Colin Kaepernick talked Nike out of releasing their Betsy Ross flag sneakers because the flag for him is connected to slavery despite him getting a million dollar sneaker endorsement deal for never having to lace up his Nike cleats on the gridiron ever again. Not that any NFL team owner was ever trying to force a meeting with Kaepernick in the first place. Nor do I recall any NFL owner ever insisting Kaepernick work for free as an intern for CNN as Linda Sarsour’s go to fluffer.
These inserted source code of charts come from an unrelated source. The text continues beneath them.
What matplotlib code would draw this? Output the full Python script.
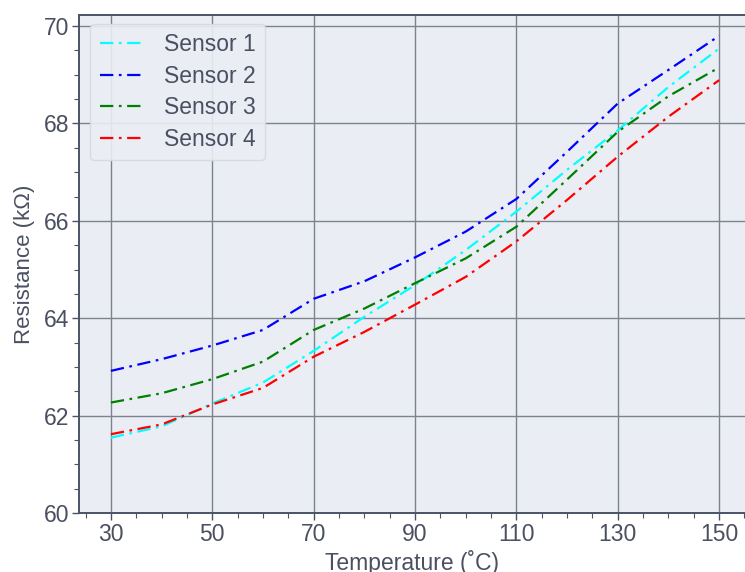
import matplotlib
matplotlib.use("Agg")
import matplotlib.pyplot as plt
from matplotlib.ticker import MultipleLocator

temperature = [30, 40, 50, 60, 70, 80, 90, 100, 110, 120, 130, 140, 150]
sensor1 = [61.55, 61.78, 62.25, 62.68, 63.33, 64.03, 64.68, 65.40, 66.19, 67.05, 67.86, 68.75, 69.54]
sensor2 = [62.92, 63.16, 63.44, 63.76, 64.40, 64.76, 65.25, 65.78, 66.45, 67.42, 68.41, 69.10, 69.80]
sensor3 = [62.27, 62.46, 62.75, 63.11, 63.76, 64.20, 64.72, 65.23, 65.88, 66.85, 67.83, 68.56, 69.15]
sensor4 = [61.62, 61.82, 62.23, 62.57, 63.21, 63.72, 64.28, 64.85, 65.58, 66.43, 67.32, 68.14, 68.89]
labels = ["Sensor 1", "Sensor 2", "Sensor 3", "Sensor 4"]
colors = ["#00FFFF", "#0000FF", "#008000", "#FF0000"]

plt.rcParams["font.family"] = ["Liberation Sans", "DejaVu Sans"]
TXT = "#4a5060"
AX = "#4b5366"
FS = 16.5

fig = plt.figure(figsize=(7.45, 5.72), dpi=100)
ax = fig.add_axes([0.106, 0.103, 0.894, 0.871])
ax.set_facecolor("#EAEDF3")

for ys, lab, c in zip([sensor1, sensor2, sensor3, sensor4], labels, colors):
    ax.plot(temperature, ys, color=c, lw=1.6, ls=(0, (6, 2.5, 1.2, 2.5)), label=lab)

ax.set_xlim(23.7, 155.1)
ax.set_ylim(60, 70.23)
ax.xaxis.set_minor_locator(MultipleLocator(5))
ax.set_xticks(range(30, 151, 20))
ax.yaxis.set_major_locator(MultipleLocator(2))
ax.yaxis.set_minor_locator(MultipleLocator(0.5))
ax.grid(True, which="major", color="#7d8291", lw=1.0)
ax.set_axisbelow(True)

for s in ["left", "bottom", "top"]:
    ax.spines[s].set_color(AX)
    ax.spines[s].set_linewidth(1.4)
ax.spines["right"].set_visible(False)
ax.tick_params(which="major", direction="out", length=5, color=AX, pad=2,
               labelsize=FS, labelcolor=TXT, width=1)
ax.tick_params(which="minor", direction="out", length=3.5, color=AX, width=0.8)

ax.set_xlabel("Temperature (˚C)", fontsize=FS, color=TXT, labelpad=3)
ax.set_ylabel("Resistance (kΩ)", fontsize=FS - 0.5, color=TXT, labelpad=6)

leg = ax.legend(loc="upper left", fontsize=FS, frameon=True, fancybox=True,
                handlelength=2.0, handletextpad=0.8, borderaxespad=0.5,
                labelspacing=0.38, borderpad=0.4, bbox_to_anchor=(0.0, 1.005))
leg.get_frame().set_facecolor("#EBEEF3")
leg.get_frame().set_edgecolor("#d5d8de")
leg.get_frame().set_alpha(0.9)
for t in leg.get_texts():
    t.set_color(TXT)

fig.savefig("out.png", dpi=100)
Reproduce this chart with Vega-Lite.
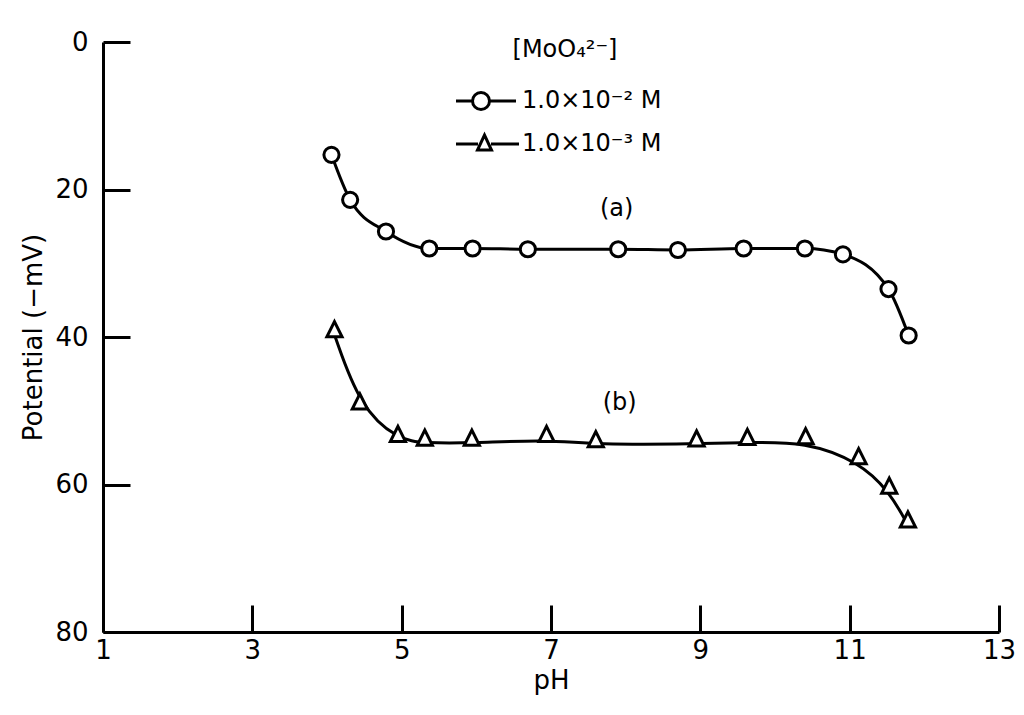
{
  "$schema": "https://vega.github.io/schema/vega-lite/v6.json",
  "width": 896,
  "height": 590,
  "autosize": {"type": "none"},
  "padding": {"left": 103, "top": 42, "right": 25, "bottom": 83},
  "background": "white",
  "config": {
    "view": {"stroke": null},
    "font": "DejaVu Sans",
    "axis": {
      "grid": false,
      "domainColor": "black",
      "domainWidth": 3,
      "tickColor": "black",
      "tickWidth": 3,
      "tickSize": -27,
      "labelColor": "black",
      "labelFontSize": 26,
      "labelFont": "DejaVu Sans",
      "labelFlush": false,
      "labelOverlap": false,
      "titleColor": "black",
      "titleFont": "DejaVu Sans",
      "titleFontSize": 26,
      "titleFontWeight": "normal"
    }
  },
  "data": {
    "values": [
      {"series": "1.0×10⁻² M", "pH": 4.06, "mV": 15.3},
      {"series": "1.0×10⁻² M", "pH": 4.31, "mV": 21.4},
      {"series": "1.0×10⁻² M", "pH": 4.79, "mV": 25.7},
      {"series": "1.0×10⁻² M", "pH": 5.37, "mV": 28.0},
      {"series": "1.0×10⁻² M", "pH": 5.95, "mV": 28.0},
      {"series": "1.0×10⁻² M", "pH": 6.69, "mV": 28.1},
      {"series": "1.0×10⁻² M", "pH": 7.90, "mV": 28.1},
      {"series": "1.0×10⁻² M", "pH": 8.70, "mV": 28.2},
      {"series": "1.0×10⁻² M", "pH": 9.58, "mV": 28.0},
      {"series": "1.0×10⁻² M", "pH": 10.40, "mV": 28.0},
      {"series": "1.0×10⁻² M", "pH": 10.91, "mV": 28.8},
      {"series": "1.0×10⁻² M", "pH": 11.52, "mV": 33.5},
      {"series": "1.0×10⁻² M", "pH": 11.79, "mV": 39.8},
      {"series": "1.0×10⁻³ M", "pH": 4.10, "mV": 39.7},
      {"series": "1.0×10⁻³ M", "pH": 4.44, "mV": 49.5},
      {"series": "1.0×10⁻³ M", "pH": 4.95, "mV": 53.9},
      {"series": "1.0×10⁻³ M", "pH": 5.31, "mV": 54.4},
      {"series": "1.0×10⁻³ M", "pH": 5.94, "mV": 54.4},
      {"series": "1.0×10⁻³ M", "pH": 6.94, "mV": 53.9},
      {"series": "1.0×10⁻³ M", "pH": 7.60, "mV": 54.6},
      {"series": "1.0×10⁻³ M", "pH": 8.95, "mV": 54.5},
      {"series": "1.0×10⁻³ M", "pH": 9.63, "mV": 54.3},
      {"series": "1.0×10⁻³ M", "pH": 10.41, "mV": 54.2},
      {"series": "1.0×10⁻³ M", "pH": 11.12, "mV": 56.9},
      {"series": "1.0×10⁻³ M", "pH": 11.53, "mV": 60.9},
      {"series": "1.0×10⁻³ M", "pH": 11.78, "mV": 65.5}
    ]
  },
  "encoding": {
    "x": {
      "field": "pH",
      "type": "quantitative",
      "scale": {"domain": [1, 13], "nice": false, "zero": false},
      "axis": {
        "values": [1, 3, 5, 7, 9, 11, 13],
        "format": "d",
        "title": "pH",
        "labelPadding": 32,
        "titlePadding": 4
      }
    },
    "y": {
      "field": "mV",
      "type": "quantitative",
      "scale": {"domain": [0, 80], "reverse": true, "nice": false, "zero": false},
      "axis": {
        "values": [0, 20, 40, 60, 80],
        "format": "d",
        "title": "Potential (−mV)",
        "labelPadding": 42,
        "titlePadding": 8
      }
    }
  },
  "layer": [
    {
      "transform": [{"filter": "datum.series === '1.0×10⁻² M'"}],
      "mark": {"type": "line", "interpolate": "monotone", "color": "black", "strokeWidth": 3}
    },
    {
      "transform": [{"filter": "datum.series === '1.0×10⁻³ M'"}],
      "mark": {"type": "line", "interpolate": "basis", "color": "black", "strokeWidth": 3}
    },
    {
      "transform": [{"filter": "datum.series === '1.0×10⁻² M'"}],
      "mark": {"type": "point", "shape": "circle", "filled": false, "color": "black", "fill": "white", "fillOpacity": 1, "strokeWidth": 3, "size": 230, "opacity": 1}
    },
    {
      "transform": [{"filter": "datum.series === '1.0×10⁻³ M'"}],
      "mark": {"type": "point", "shape": "M-1,0.27L1,0.27L0,-1.73Z", "filled": false, "color": "black", "fill": "white", "fillOpacity": 1, "strokeWidth": 3, "size": 230, "opacity": 1}
    },
    {
      "mark": {"type": "point", "filled": false, "color": "black", "fill": "white", "fillOpacity": 1, "strokeWidth": 3, "size": 400, "opacity": 0},
      "encoding": {
        "shape": {
          "field": "series",
          "type": "nominal",
          "scale": {
            "domain": ["1.0×10⁻² M", "1.0×10⁻³ M"],
            "range": [
              "M-2.5,0L-0.85,0M0.85,0L3.5,0M-0.85,0A0.85,0.85 0 1,0 0.85,0A0.85,0.85 0 1,0 -0.85,0Z",
              "M-2.5,0L-0.3,0M1,0L3.8,0M-0.35,0.6L1.05,0.6L0.35,-0.9Z"
            ]
          },
          "legend": {
            "orient": "none",
            "legendX": 366,
            "legendY": -4,
            "title": "[MoO₄²⁻]",
            "titleFont": "DejaVu Sans",
            "titleFontSize": 24,
            "titleFontWeight": "normal",
            "titleColor": "black",
            "titleAnchor": "middle",
            "titlePadding": 27,
            "labelFont": "DejaVu Sans",
            "labelFontSize": 24,
            "labelColor": "black",
            "labelOffset": 29,
            "rowPadding": 13,
            "symbolSize": 400,
            "symbolStrokeWidth": 3,
            "symbolOpacity": 1
          }
        }
      }
    },
    {
      "data": {
        "values": [
          {"pH": 7.88, "mV": 22.6, "label": "(a)"},
          {"pH": 7.92, "mV": 49.0, "label": "(b)"}
        ]
      },
      "mark": {"type": "text", "font": "DejaVu Sans", "fontSize": 24, "color": "black", "baseline": "middle", "align": "center"},
      "encoding": {"text": {"field": "label"}}
    }
  ]
}
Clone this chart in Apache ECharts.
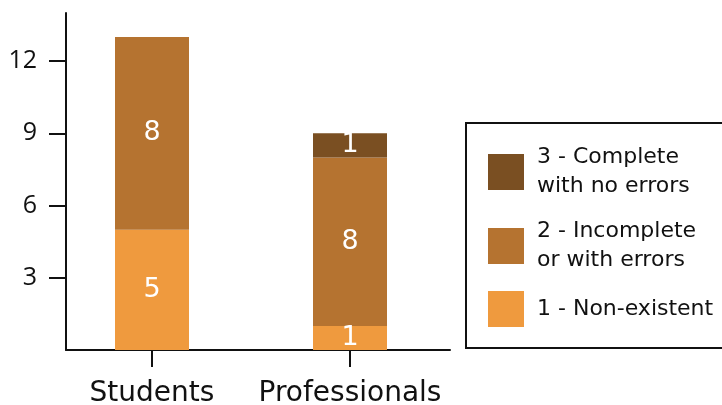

Another reason Obama ruined everything. We can’t celebrate Independence Day weekend to the fullest, knowing Nike bowed to Colin Kaepernick’s demand to pull their Betsy Ross themed shoe because they confused him for Obama with talent many ions ago.
How did Colin Kapernick amass enough leverage within the Nike corporation to cock block their new line of Betsy Ross sneakers? Is he on the board of directors now, a co-producer on anything Obama does for Netflix, threaten to out MJ as a Republican?
At what point does the CEO Nike decide? Fuck the Betsy Ross flag sneaker. Kaepernick connects the flag with slavery. And he’s
Generation Z’s answer to Cornell West. He’s only half black, so he has a bigger race card part to play.
What’s the new Nike campaign these days? Pledge your allegiance to ANTIFA. Just do what Soros wants. Knee Uncle Sam in the nuts, again and again.
Collin Kaepernick talked Nike out of releasing their Betsy Ross flag sneakers. Because bi-racial adopted NFL busts connect the flag with slavery despite being paid the biggest, unemployment check in NFL history.
This is James Dolan blaming AOC on scaring away Durant from Manhattan. She scared Amazon from Queens. Also, can we start blaming New York City’s loser, repellent culture on De Blasio instead of me for a change? I don’t incite race wars against cops. Charles Oakley doesn’t count.
Why did Durant choose to play in Lena Dunham country over Midtown East? Because Herald Square by the Garden is considered cheesy, old and decrepit like op-ed writers for the NY Times. Plus, it offers the cheapest, least sexy office spaces available for IT staffing agencies on a shoe string budget.
Memo to Stephen A. Now you pine for KP? Only when pipe cleaner arm bolted for Brooklyn to become the NBA’s voice for the millennial mouseketeer generation. Has Jay Z paid crack baby reparations yet? Lena Dunham country is so coy, hot right now.
Durant chose Lena Dunham country over the Madison Square Garden because Ed Burn’s cameo in Entourage didn’t inspire him the way Uni pulling the trigger from way downtown like a Japanese Anime cartoon come to life did.